Written request: Starting at the first line of the listing below, retype each line up to and including the one that contains "series_dark = [(0, 105, 110), (120, 118, 55), (115, 45, 88)]". Leave pictures out.

Supplied data:
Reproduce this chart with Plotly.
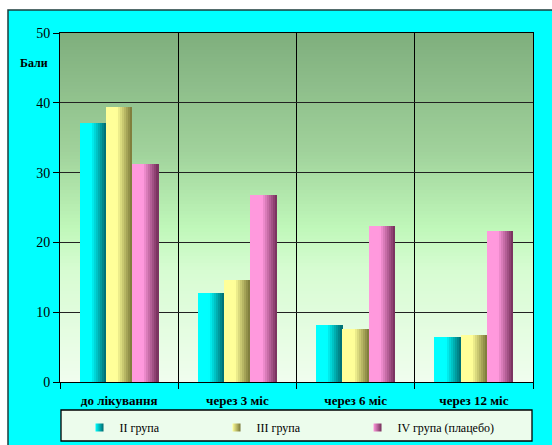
import plotly.graph_objects as go

# Data
categories = ["до лікування", "через 3 міс", "через 6 міс", "через 12 міс"]
series_names = ["II група", "III група", "IV група (плацебо)"]
group_ii = [37.1, 12.7, 8.2, 6.4]
group_iii = [39.4, 14.6, 7.6, 6.7]
group_iv = [31.2, 26.8, 22.3, 21.6]
y_ticks = [0, 10, 20, 30, 40, 50]

series_values = [group_ii, group_iii, group_iv]
# light -> dark shading for each series (cylinder-like gradient)
series_light = [(0, 255, 255), (255, 255, 153), (255, 153, 221)]
series_dark = [(0, 105, 110), (120, 118, 55), (115, 45, 88)]

FONT = "Liberation Serif, Times New Roman, serif"

bar_w = 0.222
n_strips = 13
strip_w = bar_w / n_strips
xs = list(range(len(categories)))

# plot area in pixels: left 60, right 533, top 33, bottom 382
PX_L, PX_R, PX_T, PX_B = 60, 533, 33, 382


def px_x(p):
    return (p - PX_L) / (PX_R - PX_L)


def px_y(p):
    return (PX_B - p) / (PX_B - PX_T)


def mix(a, b, t):
    return tuple(round(a[i] + (b[i] - a[i]) * t) for i in range(3))


def rgb(c):
    return "rgb(%d,%d,%d)" % c


fig = go.Figure()

for s, vals in enumerate(series_values):
    offset = (s - 1) * bar_w
    for k in range(n_strips):
        frac = (k + 0.5) / n_strips
        t = 0.0 if frac < 0.42 else (frac - 0.42) / 0.58
        c = mix(series_light[s], series_dark[s], t)
        fig.add_trace(go.Bar(
            x=[x + offset - bar_w / 2 + (k + 0.5) * strip_w for x in xs],
            y=vals,
            width=strip_w * 1.04,
            marker=dict(color=rgb(c), line=dict(width=0)),
            showlegend=False,
            hoverinfo="skip",
        ))

# legend entries: small shaded squares, one legend per series
legend_ids = ["legend", "legend2", "legend3"]
legend_text_px = [116, 253, 394]
for s, name in enumerate(series_names):
    fig.add_trace(go.Scatter(
        x=[None], y=[None], name=name, mode="markers",
        legend=legend_ids[s],
        marker=dict(symbol="square", size=8, color=rgb(series_light[s]),
                    gradient=dict(type="horizontal", color=rgb(series_dark[s])),
                    line=dict(width=0)),
    ))

shapes = []
# outer cyan panel
shapes.append(dict(type="rect", xref="paper", yref="paper",
                   x0=px_x(8), x1=px_x(600), y0=px_y(480), y1=px_y(10),
                   fillcolor="#00FFFF", line=dict(color="#1c3c3c", width=1.5),
                   layer="below"))
# legend box
shapes.append(dict(type="rect", xref="paper", yref="paper",
                   x0=px_x(61), x1=px_x(532), y0=px_y(441), y1=px_y(410),
                   fillcolor="#ECFCEC", line=dict(color="black", width=1.3),
                   layer="below"))

# plot-area vertical gradient (value -> colour stops)
stops = [(0, (240, 253, 238)), (16, (215, 252, 210)), (22, (192, 248, 186)),
         (33, (160, 210, 155)), (50, (127, 174, 125))]
n_bands = 100
for i in range(n_bands):
    v0 = 50 * i / n_bands
    v1 = min(50.0, 50 * (i + 1) / n_bands + 0.4)
    vm = 50 * (i + 0.5) / n_bands
    for j in range(len(stops) - 1):
        if stops[j][0] <= vm <= stops[j + 1][0]:
            t = (vm - stops[j][0]) / (stops[j + 1][0] - stops[j][0])
            c = mix(stops[j][1], stops[j + 1][1], t)
            break
    shapes.append(dict(type="rect", xref="x", yref="y",
                       x0=-0.5, x1=3.5, y0=v0, y1=v1,
                       fillcolor=rgb(c), line=dict(width=0),
                       layer="below"))


def legend_cfg(text_px):
    return dict(orientation="h", x=px_x(text_px - 36.5), y=px_y(413),
                xanchor="left", yanchor="top",
                bgcolor="rgba(0,0,0,0)", borderwidth=0, itemwidth=30,
                font=dict(family=FONT, size=12, color="black"))


fig.update_layout(
    width=552, height=445,
    margin=dict(l=PX_L, r=552 - PX_R, t=PX_T, b=445 - PX_B, autoexpand=False),
    paper_bgcolor="white",
    plot_bgcolor="rgba(0,0,0,0)",
    barmode="overlay",
    bargap=0,
    shapes=shapes,
    font=dict(family=FONT, color="black"),
    showlegend=True,
    legend=legend_cfg(legend_text_px[0]),
    legend2=legend_cfg(legend_text_px[1]),
    legend3=legend_cfg(legend_text_px[2]),
    xaxis=dict(range=[-0.5, 3.5], tickvals=xs,
               ticktext=["<b>%s</b>" % c for c in categories],
               ticks="", showgrid=False, zeroline=False,
               showline=True, linecolor="black", linewidth=1, mirror=True,
               tickfont=dict(family=FONT, size=13, color="black"),
               ticklabelstandoff=6,
               minor=dict(tickvals=[-0.5, 0.5, 1.5, 2.5, 3.5], showgrid=True,
                          gridcolor="black", gridwidth=1,
                          ticks="outside", ticklen=6, tickcolor="black")),
    yaxis=dict(range=[0, 50], tickvals=y_ticks, showgrid=True,
               gridcolor="#222", gridwidth=1, zeroline=False,
               showline=True, linecolor="black", linewidth=1, mirror=True,
               ticks="outside", ticklen=6, tickcolor="black",
               tickfont=dict(family=FONT, size=14, color="black")),
    annotations=[dict(text="<b>Бали</b>", xref="paper", yref="paper",
                      x=px_x(34), y=px_y(63), xanchor="center", yanchor="middle",
                      showarrow=False, font=dict(family=FONT, size=12, color="black"))],
)

fig.write_html("out.html")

Answer to this exercise:
Reproduce this chart with Plotly.
import plotly.graph_objects as go

# Data
categories = ["до лікування", "через 3 міс", "через 6 міс", "через 12 міс"]
series_names = ["II група", "III група", "IV група (плацебо)"]
group_ii = [37.1, 12.7, 8.2, 6.4]
group_iii = [39.4, 14.6, 7.6, 6.7]
group_iv = [31.2, 26.8, 22.3, 21.6]
y_ticks = [0, 10, 20, 30, 40, 50]

series_values = [group_ii, group_iii, group_iv]
# light -> dark shading for each series (cylinder-like gradient)
series_light = [(0, 255, 255), (255, 255, 153), (255, 153, 221)]
series_dark = [(0, 105, 110), (120, 118, 55), (115, 45, 88)]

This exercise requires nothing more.